Minimum Absolute Difference

easy array sorting

Problem

Given an array of distinct integers, return all pairs [a, b] (a < b) whose absolute difference equals the minimum absolute difference of any two elements. The pairs must be returned in ascending order.

Inputarr = [4, 2, 1, 3]

Output[[1, 2], [2, 3], [3, 4]]

After sorting → [1, 2, 3, 4]; every adjacent diff is 1, the minimum.

arr (comma-separated)

def minimum_abs_difference(arr):
    arr.sort()
    best = min(arr[i] - arr[i-1] for i in range(1, len(arr)))
    return [[arr[i-1], arr[i]] for i in range(1, len(arr)) if arr[i] - arr[i-1] == best]

function minimumAbsDifference(arr) {
  arr.sort((a, b) => a - b);
  let best = Infinity;
  for (let i = 1; i < arr.length; i++) best = Math.min(best, arr[i] - arr[i - 1]);
  const out = [];
  for (let i = 1; i < arr.length; i++) if (arr[i] - arr[i - 1] === best) out.push([arr[i - 1], arr[i]]);
  return out;
}

class Solution {
    public List<List<Integer>> minimumAbsDifference(int[] arr) {
        Arrays.sort(arr);
        int best = Integer.MAX_VALUE;
        for (int i = 1; i < arr.length; i++) best = Math.min(best, arr[i] - arr[i - 1]);
        List<List<Integer>> out = new ArrayList<>();
        for (int i = 1; i < arr.length; i++)
            if (arr[i] - arr[i - 1] == best) out.add(List.of(arr[i - 1], arr[i]));
        return out;
    }
}

vector<vector<int>> minimumAbsDifference(vector<int>& arr) {
    sort(arr.begin(), arr.end());
    int best = INT_MAX;
    for (int i = 1; i < (int)arr.size(); i++) best = min(best, arr[i] - arr[i - 1]);
    vector<vector<int>> out;
    for (int i = 1; i < (int)arr.size(); i++)
        if (arr[i] - arr[i - 1] == best) out.push_back({arr[i - 1], arr[i]});
    return out;
}

Explanation

The key realization is that the two numbers with the smallest difference must be neighbors once the array is sorted. If they weren't adjacent, something would sit between them, and that something would be even closer to one of them.

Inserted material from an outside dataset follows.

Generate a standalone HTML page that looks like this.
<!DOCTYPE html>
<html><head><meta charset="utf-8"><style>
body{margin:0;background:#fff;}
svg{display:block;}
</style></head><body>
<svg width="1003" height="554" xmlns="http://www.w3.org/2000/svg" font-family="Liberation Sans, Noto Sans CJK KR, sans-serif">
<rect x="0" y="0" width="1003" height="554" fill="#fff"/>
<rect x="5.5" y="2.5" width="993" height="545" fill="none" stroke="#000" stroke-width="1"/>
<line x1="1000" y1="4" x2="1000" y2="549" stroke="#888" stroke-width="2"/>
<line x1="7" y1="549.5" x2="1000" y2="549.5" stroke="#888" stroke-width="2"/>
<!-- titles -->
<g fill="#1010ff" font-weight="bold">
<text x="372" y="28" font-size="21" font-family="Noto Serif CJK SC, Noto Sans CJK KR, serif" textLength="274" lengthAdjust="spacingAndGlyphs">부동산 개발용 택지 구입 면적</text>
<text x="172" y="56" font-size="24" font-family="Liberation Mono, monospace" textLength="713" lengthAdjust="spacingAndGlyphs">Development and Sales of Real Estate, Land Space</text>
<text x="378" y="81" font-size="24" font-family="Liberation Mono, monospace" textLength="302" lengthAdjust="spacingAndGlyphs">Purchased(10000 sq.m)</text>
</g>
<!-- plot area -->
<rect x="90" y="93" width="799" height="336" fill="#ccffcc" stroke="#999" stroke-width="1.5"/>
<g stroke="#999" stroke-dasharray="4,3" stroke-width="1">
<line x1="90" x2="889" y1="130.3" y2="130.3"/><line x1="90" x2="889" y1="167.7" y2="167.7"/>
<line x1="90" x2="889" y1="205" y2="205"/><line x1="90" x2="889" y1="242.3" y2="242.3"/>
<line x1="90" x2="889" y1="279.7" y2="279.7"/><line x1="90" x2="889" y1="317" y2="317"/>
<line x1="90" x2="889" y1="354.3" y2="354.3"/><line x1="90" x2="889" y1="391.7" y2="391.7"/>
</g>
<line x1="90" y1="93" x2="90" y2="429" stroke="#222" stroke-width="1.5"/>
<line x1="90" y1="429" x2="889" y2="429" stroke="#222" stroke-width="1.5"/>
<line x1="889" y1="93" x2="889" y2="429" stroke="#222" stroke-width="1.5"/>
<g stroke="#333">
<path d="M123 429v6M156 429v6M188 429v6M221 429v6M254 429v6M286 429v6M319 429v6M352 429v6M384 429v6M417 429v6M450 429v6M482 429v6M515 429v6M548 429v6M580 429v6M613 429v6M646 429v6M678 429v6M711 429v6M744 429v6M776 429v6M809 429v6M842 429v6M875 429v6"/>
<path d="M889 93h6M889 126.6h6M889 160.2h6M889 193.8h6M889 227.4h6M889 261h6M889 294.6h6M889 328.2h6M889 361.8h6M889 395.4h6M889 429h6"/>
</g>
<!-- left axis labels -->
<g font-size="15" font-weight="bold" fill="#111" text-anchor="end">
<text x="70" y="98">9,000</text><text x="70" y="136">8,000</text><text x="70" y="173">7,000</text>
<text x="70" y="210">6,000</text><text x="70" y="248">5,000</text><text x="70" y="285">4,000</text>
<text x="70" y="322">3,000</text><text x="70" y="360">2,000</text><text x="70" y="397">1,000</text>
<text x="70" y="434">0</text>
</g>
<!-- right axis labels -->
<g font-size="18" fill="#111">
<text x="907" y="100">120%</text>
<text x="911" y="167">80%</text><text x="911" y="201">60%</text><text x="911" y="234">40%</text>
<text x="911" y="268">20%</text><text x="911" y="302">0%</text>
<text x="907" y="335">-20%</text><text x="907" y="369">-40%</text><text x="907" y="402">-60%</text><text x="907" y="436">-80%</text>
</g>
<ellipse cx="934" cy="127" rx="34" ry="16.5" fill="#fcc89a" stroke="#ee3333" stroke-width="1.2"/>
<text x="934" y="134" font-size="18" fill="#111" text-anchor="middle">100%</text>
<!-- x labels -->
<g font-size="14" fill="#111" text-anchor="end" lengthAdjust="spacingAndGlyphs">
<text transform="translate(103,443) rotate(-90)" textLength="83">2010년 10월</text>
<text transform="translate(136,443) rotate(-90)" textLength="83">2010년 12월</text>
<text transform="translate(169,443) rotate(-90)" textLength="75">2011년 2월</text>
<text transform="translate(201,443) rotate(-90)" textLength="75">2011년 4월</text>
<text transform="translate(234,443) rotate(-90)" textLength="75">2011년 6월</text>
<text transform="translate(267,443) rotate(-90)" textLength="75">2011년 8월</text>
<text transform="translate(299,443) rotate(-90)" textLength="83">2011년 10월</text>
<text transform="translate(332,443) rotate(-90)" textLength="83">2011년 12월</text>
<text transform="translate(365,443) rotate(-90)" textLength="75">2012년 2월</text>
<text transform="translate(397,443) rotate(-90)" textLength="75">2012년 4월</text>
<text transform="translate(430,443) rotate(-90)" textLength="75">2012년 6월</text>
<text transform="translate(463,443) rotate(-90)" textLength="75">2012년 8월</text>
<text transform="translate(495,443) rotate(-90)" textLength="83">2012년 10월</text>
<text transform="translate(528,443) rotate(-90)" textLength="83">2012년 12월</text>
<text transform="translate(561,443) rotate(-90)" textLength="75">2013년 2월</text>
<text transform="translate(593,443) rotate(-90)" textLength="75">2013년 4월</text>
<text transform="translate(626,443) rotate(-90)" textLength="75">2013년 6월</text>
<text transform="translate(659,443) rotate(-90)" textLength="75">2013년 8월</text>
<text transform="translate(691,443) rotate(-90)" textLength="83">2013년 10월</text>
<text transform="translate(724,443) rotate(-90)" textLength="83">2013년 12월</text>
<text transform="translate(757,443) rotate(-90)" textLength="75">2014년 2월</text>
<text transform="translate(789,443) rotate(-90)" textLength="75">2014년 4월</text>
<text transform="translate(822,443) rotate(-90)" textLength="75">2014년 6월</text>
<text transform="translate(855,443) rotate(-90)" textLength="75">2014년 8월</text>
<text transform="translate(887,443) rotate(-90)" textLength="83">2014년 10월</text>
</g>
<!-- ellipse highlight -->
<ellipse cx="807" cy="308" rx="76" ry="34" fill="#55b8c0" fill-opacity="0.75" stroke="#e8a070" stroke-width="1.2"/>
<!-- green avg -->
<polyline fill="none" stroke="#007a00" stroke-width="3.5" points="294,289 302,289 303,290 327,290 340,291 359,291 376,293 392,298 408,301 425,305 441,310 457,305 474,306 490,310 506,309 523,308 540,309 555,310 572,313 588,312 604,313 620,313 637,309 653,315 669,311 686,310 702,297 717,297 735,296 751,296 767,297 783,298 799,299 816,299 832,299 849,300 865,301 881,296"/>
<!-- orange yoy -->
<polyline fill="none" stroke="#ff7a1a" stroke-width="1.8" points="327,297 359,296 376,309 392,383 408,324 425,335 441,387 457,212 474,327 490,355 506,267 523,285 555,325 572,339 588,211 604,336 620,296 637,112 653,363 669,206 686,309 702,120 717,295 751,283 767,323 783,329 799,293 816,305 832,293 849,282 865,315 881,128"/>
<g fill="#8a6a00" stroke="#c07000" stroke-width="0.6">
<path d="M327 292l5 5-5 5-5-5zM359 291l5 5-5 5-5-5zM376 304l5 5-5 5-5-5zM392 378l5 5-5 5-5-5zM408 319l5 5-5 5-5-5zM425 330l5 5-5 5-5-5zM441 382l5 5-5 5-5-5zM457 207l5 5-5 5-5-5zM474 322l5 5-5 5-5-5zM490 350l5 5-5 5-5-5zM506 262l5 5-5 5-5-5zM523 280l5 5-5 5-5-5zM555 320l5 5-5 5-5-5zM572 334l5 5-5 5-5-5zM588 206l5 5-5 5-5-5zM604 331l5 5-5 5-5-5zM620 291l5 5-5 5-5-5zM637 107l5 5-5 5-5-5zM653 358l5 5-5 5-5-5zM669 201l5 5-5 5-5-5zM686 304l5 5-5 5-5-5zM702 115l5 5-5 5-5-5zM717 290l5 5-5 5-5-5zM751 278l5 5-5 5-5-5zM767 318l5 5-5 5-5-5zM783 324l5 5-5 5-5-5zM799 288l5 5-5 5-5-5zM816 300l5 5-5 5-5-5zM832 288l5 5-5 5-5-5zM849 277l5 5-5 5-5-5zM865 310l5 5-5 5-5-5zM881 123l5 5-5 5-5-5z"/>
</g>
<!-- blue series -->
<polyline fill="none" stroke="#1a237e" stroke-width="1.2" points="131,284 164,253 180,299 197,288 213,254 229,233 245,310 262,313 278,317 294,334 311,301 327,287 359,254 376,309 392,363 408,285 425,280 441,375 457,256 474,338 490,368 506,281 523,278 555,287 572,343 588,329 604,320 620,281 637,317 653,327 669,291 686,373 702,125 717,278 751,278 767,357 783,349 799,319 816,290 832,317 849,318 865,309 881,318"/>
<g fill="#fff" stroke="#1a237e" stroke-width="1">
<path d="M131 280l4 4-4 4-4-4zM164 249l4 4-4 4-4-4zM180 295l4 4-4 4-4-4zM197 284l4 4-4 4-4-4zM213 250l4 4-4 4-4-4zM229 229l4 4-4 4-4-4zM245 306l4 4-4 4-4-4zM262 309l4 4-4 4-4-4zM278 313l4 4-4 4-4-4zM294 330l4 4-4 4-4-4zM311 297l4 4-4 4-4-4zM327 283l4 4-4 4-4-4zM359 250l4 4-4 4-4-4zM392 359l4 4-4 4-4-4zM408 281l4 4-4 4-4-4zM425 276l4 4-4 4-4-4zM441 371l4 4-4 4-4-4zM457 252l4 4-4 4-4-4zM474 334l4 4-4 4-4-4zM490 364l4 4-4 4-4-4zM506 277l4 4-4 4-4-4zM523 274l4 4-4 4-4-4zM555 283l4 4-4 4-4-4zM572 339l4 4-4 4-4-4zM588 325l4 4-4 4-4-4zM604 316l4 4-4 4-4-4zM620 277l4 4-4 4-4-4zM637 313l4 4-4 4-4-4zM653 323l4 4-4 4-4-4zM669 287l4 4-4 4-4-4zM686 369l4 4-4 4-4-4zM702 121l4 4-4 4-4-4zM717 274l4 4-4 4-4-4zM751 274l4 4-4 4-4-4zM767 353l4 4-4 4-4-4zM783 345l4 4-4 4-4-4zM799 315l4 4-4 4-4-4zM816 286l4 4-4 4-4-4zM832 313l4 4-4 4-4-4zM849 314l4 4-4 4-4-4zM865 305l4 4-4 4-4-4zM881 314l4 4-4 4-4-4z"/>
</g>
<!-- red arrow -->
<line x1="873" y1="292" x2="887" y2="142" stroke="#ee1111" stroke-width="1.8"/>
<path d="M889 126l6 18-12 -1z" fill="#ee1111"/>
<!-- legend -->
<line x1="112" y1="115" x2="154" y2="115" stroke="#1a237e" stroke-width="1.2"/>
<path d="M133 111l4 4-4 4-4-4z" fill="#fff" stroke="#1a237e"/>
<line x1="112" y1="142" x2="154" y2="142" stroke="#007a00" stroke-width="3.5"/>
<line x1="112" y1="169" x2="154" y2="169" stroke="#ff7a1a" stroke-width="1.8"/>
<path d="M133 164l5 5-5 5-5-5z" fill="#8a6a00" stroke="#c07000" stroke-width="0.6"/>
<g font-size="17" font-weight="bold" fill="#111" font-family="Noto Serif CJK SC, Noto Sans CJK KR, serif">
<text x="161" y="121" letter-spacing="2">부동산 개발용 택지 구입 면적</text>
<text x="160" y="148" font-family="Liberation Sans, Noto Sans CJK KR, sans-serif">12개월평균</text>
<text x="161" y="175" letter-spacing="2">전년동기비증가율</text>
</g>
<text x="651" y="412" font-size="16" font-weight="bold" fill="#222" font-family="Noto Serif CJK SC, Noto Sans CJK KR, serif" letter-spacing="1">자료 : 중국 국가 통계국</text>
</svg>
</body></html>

So step one is to sort the array. Then we only need to look at adjacent pairs, never every possible pair.

We make two passes over the sorted array. The first finds best, the smallest adjacent gap. The second collects every adjacent pair whose gap equals best. Because the array is sorted, those pairs naturally come out in ascending order.

Example: [4,2,1,3] sorts to [1,2,3,4]. Every neighbor differs by 1, so best = 1.

All three adjacent pairs match, giving [[1,2],[2,3],[3,4]]. Sorting turns an O(n^2) pair search into a quick linear scan.

Time: O(n log n) Space: O(n) (output)